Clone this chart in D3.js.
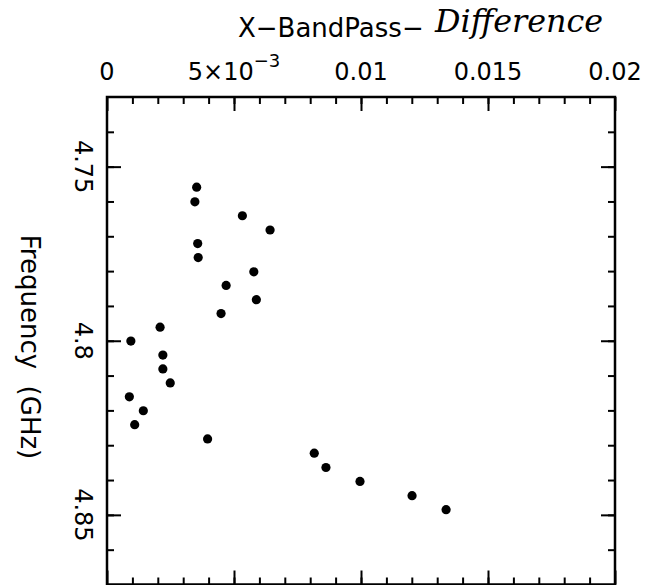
<!DOCTYPE html>
<html>
<head>
<meta charset="utf-8">
<script src="https://cdn.jsdelivr.net/npm/d3@7"></script>
<style>
  html, body { margin: 0; padding: 0; background: #fff; }
  svg { display: block; }
</style>
</head>
<body>
<svg id="chart" width="655" height="585"></svg>
<script>
// bandpass difference per channel
const diff = [0.00353, 0.00346, 0.00533, 0.00642, 0.00357, 0.00359, 0.00578, 0.00469,
              0.00588, 0.00449, 0.00209, 0.00094, 0.00220, 0.00220, 0.00249, 0.00088,
              0.00143, 0.00109, 0.00396, 0.00816, 0.00862, 0.00996, 0.01201, 0.01335]
const freq = [4.7559, 4.7601, 4.7641, 4.7682, 4.7721, 4.7761, 4.7802, 4.7841,
              4.7882, 4.7922, 4.7961, 4.8001, 4.8041, 4.8081, 4.8121, 4.8161,
              4.8201, 4.8241, 4.8282, 4.8323, 4.8364, 4.8404, 4.8445, 4.8485]

const xMajor = [0, 0.005, 0.01, 0.015, 0.02]
const xMinor = d3.range(1, 20).map(i => i / 1000)
const yMajor = [4.75, 4.8, 4.85]
const yMinor = d3.range(474, 487).map(i => i / 100)
const yLabels = ['4.75', '4.8', '4.85']

const plotL = 107, plotR = 615, plotT = 97, plotB = 584.5

const x = d3.scaleLinear().domain([0, 0.02]).range([plotL, plotR])
const y = d3.scaleLinear().domain([4.73, 4.87]).range([plotT, plotB])

const svg = d3.select('#chart')
const font = '"DejaVu Sans", sans-serif'

function ticks(axis, values, size, transform) {
    const g = svg.append('g')
        .attr('transform', transform)
        .call(axis.tickValues(values).tickSize(size).tickSizeOuter(0).tickFormat(''))
    g.select('.domain').remove()
    g.selectAll('line').attr('stroke', '#000').attr('stroke-width', 2)
}

// minor + major ticks on all four sides, pointing inward
ticks(d3.axisTop(x), xMinor, -7, `translate(0,${plotT})`)
ticks(d3.axisTop(x), xMajor, -14, `translate(0,${plotT})`)
ticks(d3.axisBottom(x), xMinor, -7, `translate(0,${plotB})`)
ticks(d3.axisBottom(x), xMajor, -14, `translate(0,${plotB})`)
ticks(d3.axisLeft(y), yMinor, -7, `translate(${plotL},0)`)
ticks(d3.axisLeft(y), yMajor, -14, `translate(${plotL},0)`)
ticks(d3.axisRight(y), yMinor, -7, `translate(${plotR},0)`)
ticks(d3.axisRight(y), yMajor, -14, `translate(${plotR},0)`)

svg.append('rect')
    .attr('x', plotL).attr('y', plotT)
    .attr('width', plotR - plotL).attr('height', plotB - plotT)
    .attr('fill', 'none')
    .attr('stroke', '#000')
    .attr('stroke-width', 2.5)

// top tick labels
xMajor.forEach(v => {
    const t = svg.append('text')
        .attr('x', x(v))
        .attr('y', 80)
        .attr('text-anchor', 'middle')
        .attr('font-family', font)
        .attr('font-size', 24)
    if (v === 0.005) {
        t.append('tspan').text('5×10')
        t.append('tspan').attr('dy', -13).attr('font-size', 18).text('−3')
    } else {
        t.text(d3.format('')(v))
    }
})

// left tick labels, rotated
yMajor.forEach((v, i) => {
    svg.append('text')
        .attr('transform', `translate(75,${y(v)}) rotate(90)`)
        .attr('text-anchor', 'middle')
        .attr('font-family', font)
        .attr('font-size', 24)
        .text(yLabels[i])
})

svg.append('text')
    .attr('transform', 'translate(21,347) rotate(90)')
    .attr('text-anchor', 'middle')
    .attr('font-family', font)
    .attr('font-size', 26)
    .attr('xml:space', 'preserve')
    .text('Frequency  (GHz)')

svg.append('text')
    .attr('x', 238)
    .attr('y', 37)
    .attr('font-family', font)
    .attr('font-size', 26)
    .text('X−BandPass−')

svg.append('text')
    .attr('x', 435)
    .attr('y', 32)
    .attr('font-family', '"DejaVu Serif", serif')
    .attr('font-style', 'italic')
    .attr('font-size', 32)
    .attr('textLength', 168)
    .attr('lengthAdjust', 'spacingAndGlyphs')
    .text('Difference')

svg.append('g')
    .selectAll('circle')
    .data(diff)
    .enter().append('circle')
    .attr('cx', d => x(d))
    .attr('cy', (d, i) => y(freq[i]))
    .attr('r', 4.6)
    .attr('fill', '#000')
</script>
</body>
</html>
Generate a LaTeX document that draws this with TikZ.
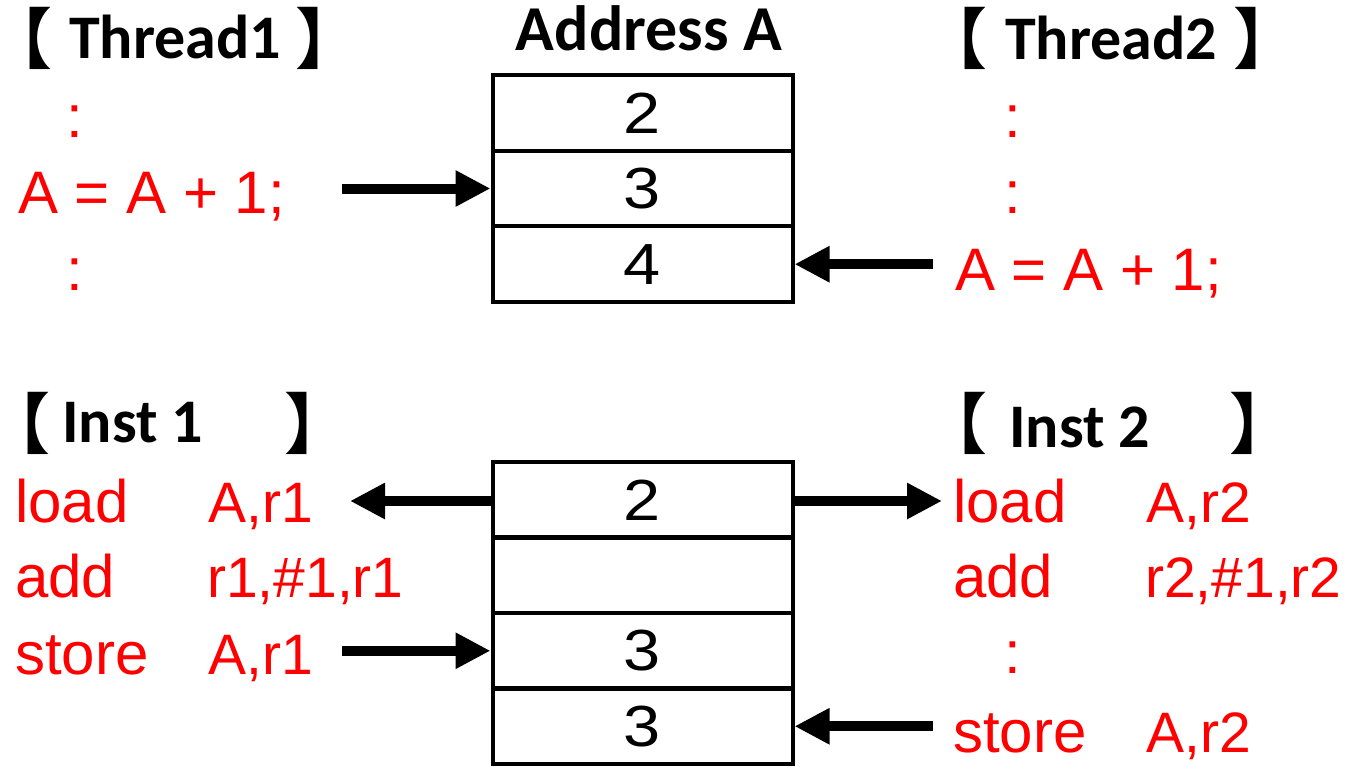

▶ **Short task**
Restate, line by line and word for word, everything from the top of the material through the line that contains "4.8201, 4.8241, 4.8282, 4.8323, 4.8364, 4.8404, 4.8445, 4.8485]". Leave pictures out.

▶ **Task response**
Clone this chart in D3.js.
<!DOCTYPE html>
<html>
<head>
<meta charset="utf-8">
<script src="https://cdn.jsdelivr.net/npm/d3@7"></script>
<style>
  html, body { margin: 0; padding: 0; background: #fff; }
  svg { display: block; }
</style>
</head>
<body>
<svg id="chart" width="655" height="585"></svg>
<script>
// bandpass difference per channel
const diff = [0.00353, 0.00346, 0.00533, 0.00642, 0.00357, 0.00359, 0.00578, 0.00469,
              0.00588, 0.00449, 0.00209, 0.00094, 0.00220, 0.00220, 0.00249, 0.00088,
              0.00143, 0.00109, 0.00396, 0.00816, 0.00862, 0.00996, 0.01201, 0.01335]
const freq = [4.7559, 4.7601, 4.7641, 4.7682, 4.7721, 4.7761, 4.7802, 4.7841,
              4.7882, 4.7922, 4.7961, 4.8001, 4.8041, 4.8081, 4.8121, 4.8161,
              4.8201, 4.8241, 4.8282, 4.8323, 4.8364, 4.8404, 4.8445, 4.8485]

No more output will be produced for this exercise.